Send birthday cards to your patients with a coupon for a free maintenance check-up. They’ll be happy to come in for their free adjustments, and if their problem is returning, or a new health problem is arising, you will find it and recommend appropriate treatment.
A telephone call to former patients is often successful in stimulating former patients to return for care, when done properly. Don’t try to pressure the patient to return for care. The message you want your telephone call to convey is that you are interested in how the patient’s condition has been since their last appointment. If patients feel they may need care, according to the philosophies of care previously discussed, they will return. The phone call simply gets the patients thinking about how they have been feeling and creates a convenient opportunity to make an appointment if necessary.
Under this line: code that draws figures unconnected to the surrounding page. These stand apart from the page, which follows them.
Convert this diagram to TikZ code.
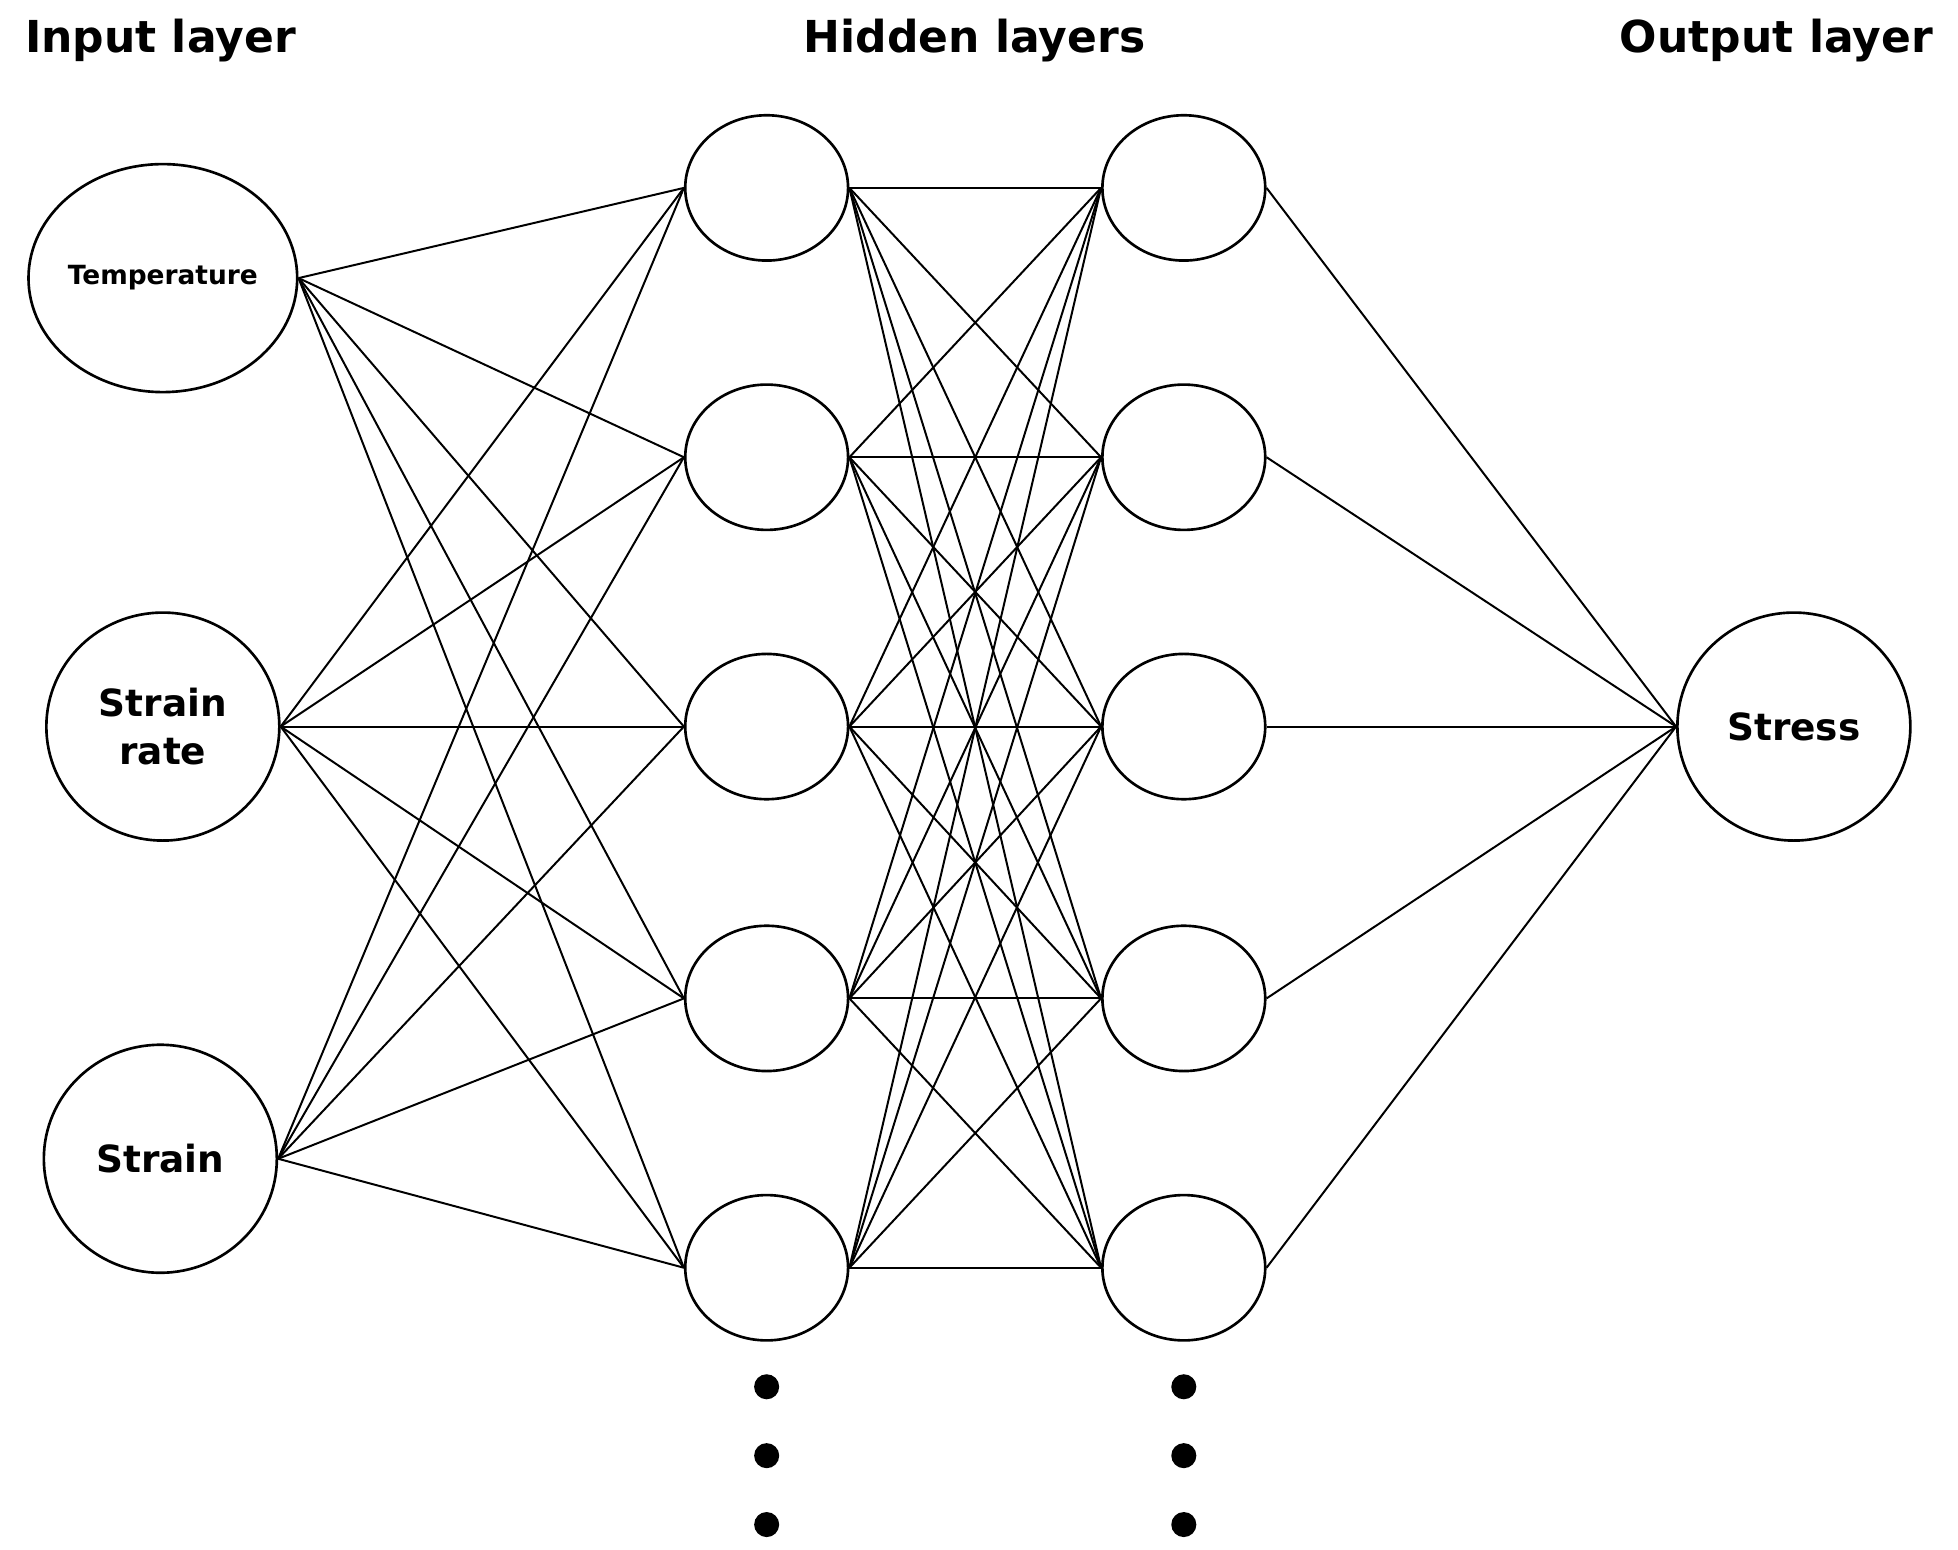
\documentclass[tikz,border=0pt]{standalone}
\usepackage{fontspec}
\setmainfont{DejaVu Sans}
\usetikzlibrary{shapes.geometric}

\begin{document}
\begin{tikzpicture}[
	neuron/.style={ellipse,draw,line width=0.6pt,inner sep=0pt},
	small/.style={neuron,minimum width=1.3cm,minimum height=1.16cm},
	big/.style={neuron,minimum width=1.86cm,minimum height=1.82cm,align=center,font=\bfseries\fontsize{8.5}{11}\selectfont},
	link/.style={line width=0.45pt},
	title/.style={font=\bfseries\fontsize{10}{12}\selectfont},
	dot/.style={circle,fill,inner sep=0pt,minimum size=0.2cm}]
	\useasboundingbox (0,0) rectangle (15.63,12.37);

	\node [title] (input title) at (1.28,12.05) {Input layer};
	\node [title] (hidden title) at (7.78,12.05) {Hidden layers};
	\node [title] (output title) at (14.18,12.05) {Output layer};

	\node [big,font=\bfseries\fontsize{6}{8}\selectfont] (in 1) at (1.30,10.15) {Temperature};
	\node [big] (in 2) at (1.30,6.57) {Strain\\rate};
	\node [big] (in 3) at (1.28,3.12) {Strain};

	\foreach \i/\y in {1/10.87,2/8.72,3/6.57,4/4.40,5/2.25}{
		\node [small] (a \i) at (6.12,\y) {};
		\node [small] (b \i) at (9.45,\y) {};
	}
	\node [big] (out) at (14.32,6.57) {Stress};

	\foreach \i in {1,2,3}
		\foreach \j in {1,...,5}
			\draw [link] (in \i.east) -- (a \j.west);
	\foreach \i in {1,...,5}
		\foreach \j in {1,...,5}
			\draw [link] (a \i.east) -- (b \j.west);
	\foreach \j in {1,...,5}
		\draw [link] (b \j.east) -- (out.west);

	\foreach \x/\n in {6.12/a,9.45/b}
		\foreach \k/\y in {1/1.30,2/0.75,3/0.20}
			\node [dot] (dot \n\k) at (\x,\y) {};
\end{tikzpicture}
\end{document}
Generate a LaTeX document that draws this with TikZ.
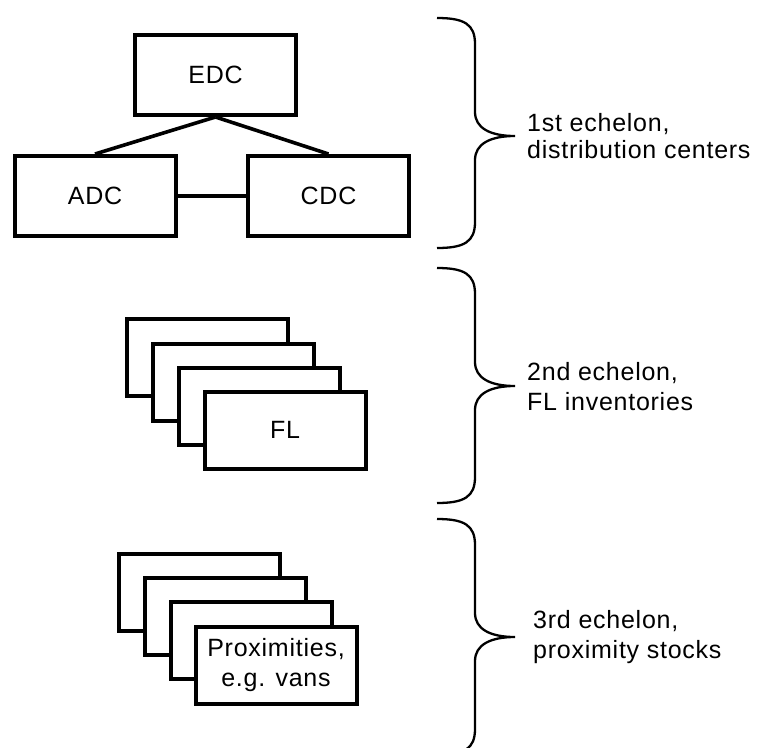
\documentclass[tikz,border=0pt]{standalone}
\usepackage{fontspec}
\setmainfont{Liberation Sans}[LetterSpace=3.0]
\begin{document}
\begin{tikzpicture}[x=1pt,y=-1pt,
  box/.style={draw,line width=4pt,fill=white,minimum width=161pt,minimum height=80pt,inner sep=0pt,font=\fontsize{25}{29}\selectfont,align=center},
  sbox/.style={box,minimum height=77pt},
  link/.style={line width=3.6pt},
  brace/.style={line width=2.3pt},
  lbl/.style={anchor=west,align=left,inner sep=0pt,font=\fontsize{25}{30}\selectfont}]
\useasboundingbox (0,0) rectangle (757,747);
% 1st echelon
\node[box] (edc) at (215.5,75) {EDC};
\node[box] (adc) at (95,196) {ADC};
\node[box] (cdc) at (328.5,196) {CDC};
\draw[link] (edc.south) -- (adc.north);
\draw[link] (edc.south) -- (cdc.north);
\draw[link] (adc.east) -- (cdc.west);
% 2nd echelon stack
\node[sbox] (fl1) at (207.5,357.5) {};
\node[sbox] (fl2) at (233.5,382) {};
\node[sbox] (fl3) at (259.5,406) {};
\node[sbox] (fl4) at (285,430) {FL};
% 3rd echelon stack
\node[sbox] (px1) at (199,592) {};
\node[sbox] (px2) at (225,616) {};
\node[sbox] (px3) at (251,640) {};
\node[sbox,font=\fontsize{25}{30}\selectfont] (px4) at (276,665) {Proximities,\\e.g. vans};
% braces
\draw[brace] (437,18) .. controls (464,18) and (475,24) .. (475,44) -- (475,112)
  .. controls (475,128) and (490,136) .. (515,136)
  .. controls (490,136) and (475,144) .. (475,160) -- (475,222)
  .. controls (475,242) and (464,248) .. (437,248);
\draw[brace] (437,268) .. controls (464,268) and (475,274) .. (475,294) -- (475,362)
  .. controls (475,378) and (490,386) .. (515,386)
  .. controls (490,386) and (475,394) .. (475,410) -- (475,477)
  .. controls (475,497) and (464,503) .. (437,503);
\draw[brace] (437,519) .. controls (464,519) and (475,525) .. (475,545) -- (475,613)
  .. controls (475,629) and (490,637) .. (515,637)
  .. controls (490,637) and (475,645) .. (475,661) -- (475,729)
  .. controls (475,749) and (464,755) .. (437,755);
% labels
\node[lbl,font=\fontsize{25}{27}\selectfont] (l1) at (527,136) {1st echelon,\\distribution centers};
\node[lbl] (l2) at (527,387) {2nd echelon,\\FL inventories};
\node[lbl] (l3) at (533,637) {3rd echelon,\\proximity stocks};
\end{tikzpicture}
\end{document}
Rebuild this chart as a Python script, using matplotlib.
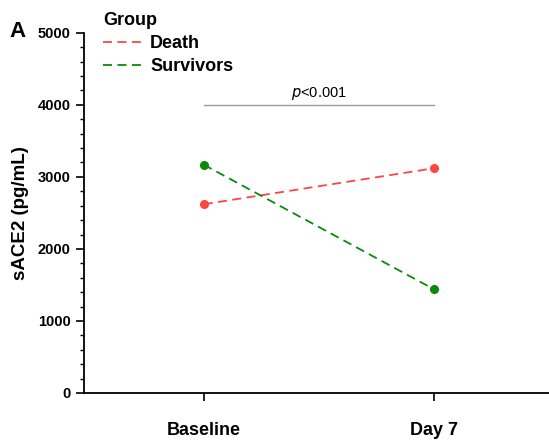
import matplotlib
matplotlib.use("Agg")
import matplotlib.pyplot as plt
from matplotlib.ticker import MultipleLocator

plt.rcParams["font.family"] = ["Liberation Sans", "DejaVu Sans"]

timepoints = ["Baseline", "Day 7"]
death = [2620, 3120]
survivors = [3170, 1440]
p_label = "$\\it{p}$<0.001"
p_height = 4000

x = [1, 2]

fig = plt.figure(figsize=(5.49, 4.44), dpi=100)
ax = fig.add_axes([0.153, 0.115, 0.847, 0.811])

red = "#ff4444"
green = "#0a8a0a"

l1, = ax.plot(x, death, color=red, lw=1.3, ls=(0, (5, 3)), label="Death")
l2, = ax.plot(x, survivors, color=green, lw=1.3, ls=(0, (5, 3)), label="Survivors")
ax.plot(x, death, "o", color=red, ms=5.5, ls="none")
ax.plot(x, survivors, "o", color=green, ms=5.5, ls="none")

# significance bar
ax.plot(x, [p_height, p_height], color="#999999", lw=1)
ax.text(1.5, p_height + 40, p_label, ha="center", va="bottom", fontsize=10.5)

ax.set_xlim(0.48, 2.5)
ax.set_ylim(0, 5000)
ax.set_xticks(x)
ax.set_xticklabels(timepoints, fontsize=13, fontweight="bold")
ax.yaxis.set_major_locator(MultipleLocator(1000))
ax.yaxis.set_minor_locator(MultipleLocator(200))
for lab in ax.get_yticklabels():
    lab.set_fontweight("bold")
    lab.set_fontsize(10.5)
ax.tick_params(axis="x", length=6, width=1.2, pad=15)
ax.tick_params(axis="y", which="major", length=6, width=1.2)
ax.tick_params(axis="y", which="minor", length=3, width=1)
ax.spines["top"].set_visible(False)
ax.spines["right"].set_visible(False)
ax.spines["left"].set_linewidth(1.3)
ax.spines["bottom"].set_linewidth(1.3)
ax.set_ylabel("sACE2 (pg/mL)", fontsize=13.5, fontweight="bold", labelpad=6)

leg = fig.legend(handles=[l1, l2], loc="upper left", bbox_to_anchor=(0.175, 0.99),
                 frameon=False, fontsize=13, title="Group",
                 title_fontproperties={"weight": "bold", "size": 13},
                 handlelength=2.2, handletextpad=0.4, labelspacing=0.35,
                 borderaxespad=0)
leg._legend_box.align = "left"
for t in leg.get_texts():
    t.set_fontweight("bold")

fig.text(0.018, 0.93, "A", fontsize=16, fontweight="bold", va="center")

fig.savefig("out.png", dpi=100)
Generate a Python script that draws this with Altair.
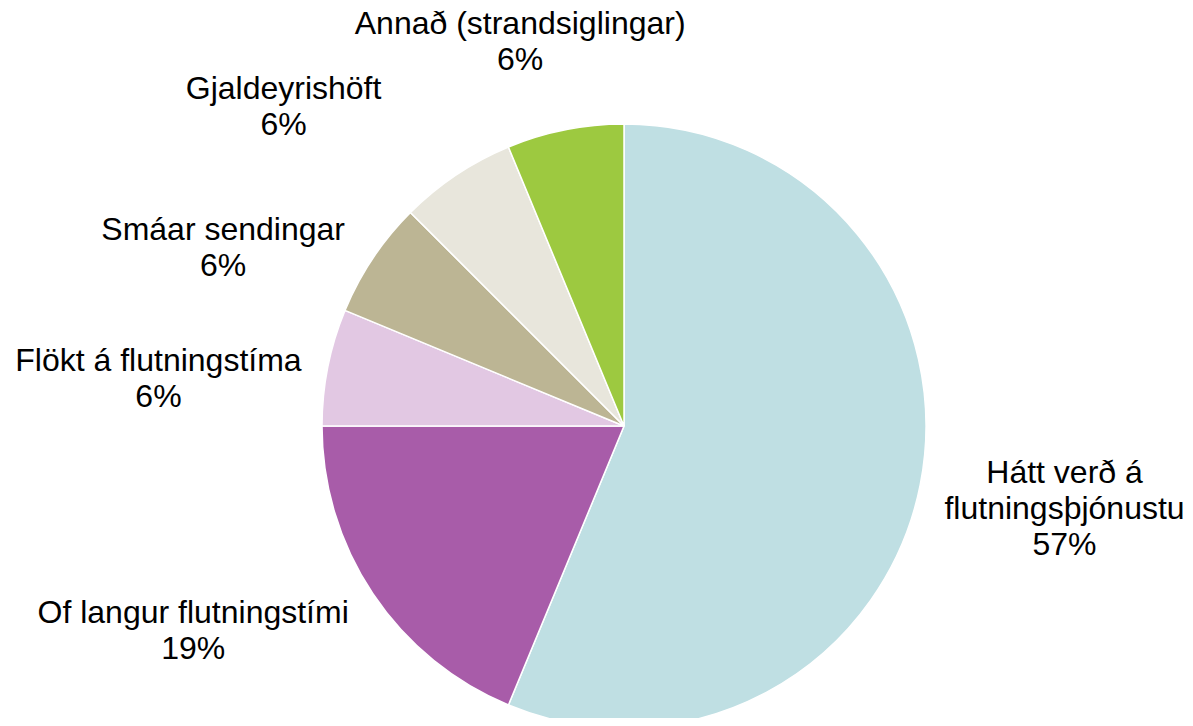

You can also present a series of educational classes and invite former patients to attend. Topics would be “Neck School,” “Back School,” “Activities of Daily Living,” “Proper Nutrition,” “Osteoporosis,” etc. Many of your former patients will attend these classes and if they feel they need care, they’ll start again. Health evaluation check-ups will stimulate your patients to return to your office. And, if they need additional care, they will get it.
- once-a-year osteoporosis evaluation;
- twice-a-year blood and urine chemistries for diabetes, etc.;
- once-a-year nutritional evaluation;
- twice-a-year evaluation to determine if a cervical pillow is still beneficial (cervical pillows usually lose their original shape after six months of use and should be replaced with a new one);
- once-a-year evaluation for foot orthotics.
Every three months, a corrective exercise evaluation should be conducted. If patients get sloppy doing the exercises you prescribed, they could easily end up exercising the wrong muscles. Therefore, it’s imperative that you re-evaluate their exercise technique at least every three months.
Lastly, have your patients address a “Reminder Post Card” with their name and home address, and insert the date of their next scheduled maintenance visit in the appropriate space. A CA then files this reminder post card to be mailed to the patient five days prior to their maintenance check-up. When patients receive this post card with their own handwriting on it, it will stimulate them to keep their appointment.